Capitalized terms used herein shall have the meanings assigned to
them in the Indenture referred to below unless otherwise indicated.
1. INTEREST. Iron Mountain Incorporated, a Pennsylvania corporation
(the "Company") promises to pay interest on the principal amount of this Note at
8 5/8% per annum from April [ ], 2001 until April 1, 2013. The Company shall pay
interest, semi-annually in arrears on April 1 and October 1 of each year, or if
any such day is not a Business Day, on the next succeeding Business Day (each an
"Interest Payment Date"). Interest on the Notes will accrue from the most recent
date to which interest has been paid or, if no interest has been paid, from the
date of issuance; provided that if there is no existing Default in the payment
of interest, and if this Note is authenticated between a record date referred to
on the face hereof and the next succeeding Interest Payment Date, interest shall
accrue from such next succeeding Interest Payment Date; provided, further, that
the first Interest Payment Date shall be October 1, 2001. The Company shall pay
interest (including post-petition interest to the extent allowed in any
proceeding under any Bankruptcy Law) on overdue principal from time to time on
demand at a rate equal to the per annum rate on the Notes then in effect; it
shall pay interest (including post-petition interest to the extent allowed in
any proceeding under any Bankruptcy Law) on overdue installments of interest
(without regard to any applicable grace periods) from time to time on demand at
the same rate to the extent lawful. Interest will be computed on the basis of a
360-day year of twelve 30-day months.
2. METHOD OF PAYMENT. The Company will pay principal and interest in
money of the United States that at the time of payment is legal tender for
payment of public and private debts. The Company, however, may pay principal,
premium, if any, and interest by check payable in such money. It may mail an
interest check to a Holder's registered address.

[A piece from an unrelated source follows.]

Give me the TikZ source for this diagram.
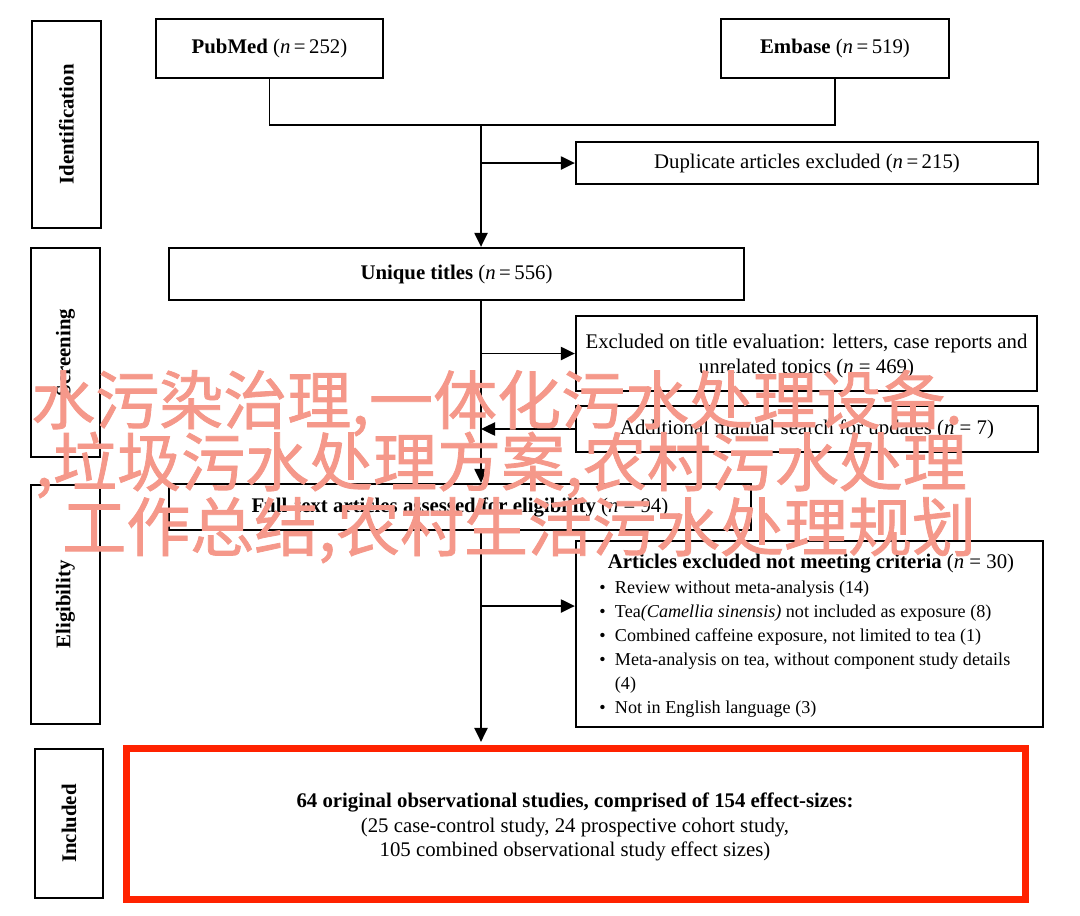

3. PAYING AGENT, REGISTRAR AND SERVICE AGENT. Initially, The Bank of
New York, the Trustee under the Indenture, will act as Paying Agent, Registrar
and Service Agent. The Notes may be presented for registration of transfer and
exchange at the offices of the Registrar. The Company may change any Paying
Agent, Service Agent or Registrar without notice to any Holder. The Company or
any of its Subsidiaries may act in any such capacity.
4. INDENTURE. The Company issued the Notes under an Indenture
dated as of April 3, 2001 (the "Base Indenture") as supplemented by a First
Supplemental Indenture dated as of April 3, 2001 (the "Supplemental
Indenture" and, together with the Base Indenture, the "Indenture") among the
Company, the Guarantors and the Trustee. The terms of the Notes include those
stated in the Indenture and those made part of the Indenture by reference to
the Trust Indenture Act of 1939, as amended (15 U.S. Code Sections
77aaa-77bbbb). The Notes are subject to all such terms, and Holders are
referred to the Indenture and such Act for a statement of such terms. The
terms of the Indenture shall govern any inconsistencies between the Indenture
and the Notes. The Notes issued under the Indenture are subordinated
unsecured obligations of the Company limited to $500,000,000 in aggregate
principal amount.
5. OPTIONAL REDEMPTION.
Prior to April 1, 2006, the Notes will be subject to redemption at
any time at the option of the Company, in whole or in part, upon not less than
30 nor more than 60 days' notice, at the Make-Whole Price, plus accrued and
unpaid interest thereon to the applicable redemption date. At any time on or
after April 1, 2006, the Company may redeem any portion of the Notes, in whole
or in part, on at least 30 days, but no more than 60 days' notice at the
following prices (expressed as a percentage of the principal amount), together
with accrued and unpaid interest to, but excluding, the redemption date:
Redemption Period Redemption Price
----------------- ----------------
April 1, 2006 to March 31, 2007............................. 104.313%
April 1, 2007 to March 31, 2008............................. 102.875%
April 1, 2008 to March 31, 2009 101.438%
April 1, 2009 and thereafter................................ 100.000%
Notwithstanding the foregoing, at any time prior to April 1, 2004,
the Company may redeem up to 35% of the initial principal amount of the Notes
originally issued with the net proceeds of one or more Qualified Equity
Offerings at a redemption price equal to 108.625% of the principal amount of
such Notes, plus accrued and unpaid interest to the date of redemption;
provided, that at least 65% of the principal amount of Notes originally issued
remains outstanding immediately after the occurrence of any such redemption and
that such redemption occurs within 60 days following the closing of any such
Qualified Equity Offering.
6. NOTICE OF REDEMPTION.
Notice of redemption will be mailed at least 30 days but not more
than 60 days before the redemption date to each Holder of the Notes to be
redeemed at such Holder's address of record. The Notes in denominations larger
than $1,000 may be redeemed in part but only in integral multiples of $1,000,
unless all the Notes held by a Holder are to be redeemed. In the event of a
redemption of less than all of the Notes, the Notes will be chosen for
redemption by the Trustee in accordance with the
Indenture. On and after the redemption date, interest ceases to accrue on the
Notes or portions of them called for redemption.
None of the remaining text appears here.